Evolution of Air Force Military Planes

The United States Air Force is one of the worlds largest and most technologically advanced air corps in the world. They have more than 39 different types of aircraft with different air frame and more sub-varieties. Each of the air frames is uniquely made to carry through on a specific mission. During the World War II, the U.S. used basic types of aircraft which have drastically developed over the years due to technology and innovation in the industry.

During the Second World War, the military use of aircraft came into power; there were drastic and rapid changes in military airborne and aircraft technology and weaponry. The monoplane evolved into a dominant design with increased speed and engine power. It was during this period that jet fighters emerged, and brought about the introduction of bombers with an enormous increase in range and bomb load. Pilots became the multi-engine and multi-gunned machines unlike today where the jets are automated. Radar aircraft became an important resource as it was used for night bombing raids, and transportation of planes that came into operation with bigger engines and carrying capacity.

The aftermath of World War II brought about the new makeover of aircraft where stronger and more sophisticated military planes were developed. Over time, increased technology has paved the way to the evolution of the F-15 military jet which is faster and designed to carry weapons of mass destruction. They are primarily designed to handle air-to-air combat and come with remarkable engine and design.

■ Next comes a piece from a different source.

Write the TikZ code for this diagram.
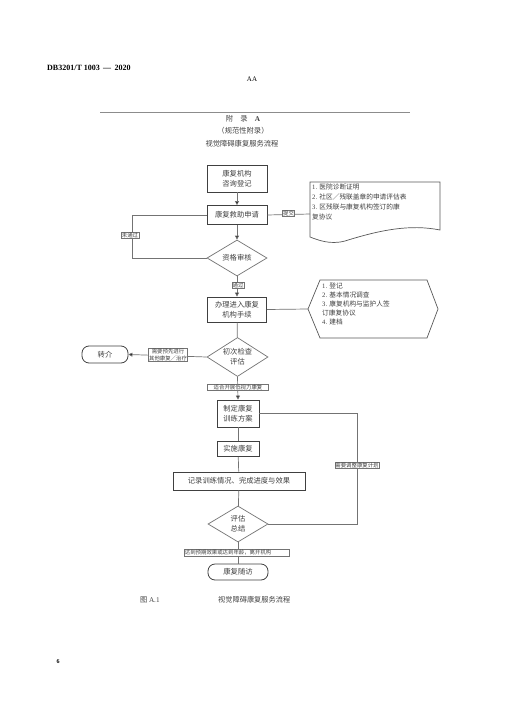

Currently, the U.S. aircraft F-15 have on board computers that give the pilot direction and can accommodate pilot commands, unlike the older aircraft that could not carry any weight and didn’t have responsive mechanics. The on board computers make it easy to communicate and receive instruction which helps to identify the target.

The latest military aircraft are drones which have vastly reduced human labor, unlike the past where individuals were responsible for most of the essential operation duties. The spirit of innovations makes the aircraft used in World War II less competitive compared to the twenty- first century military aircraft.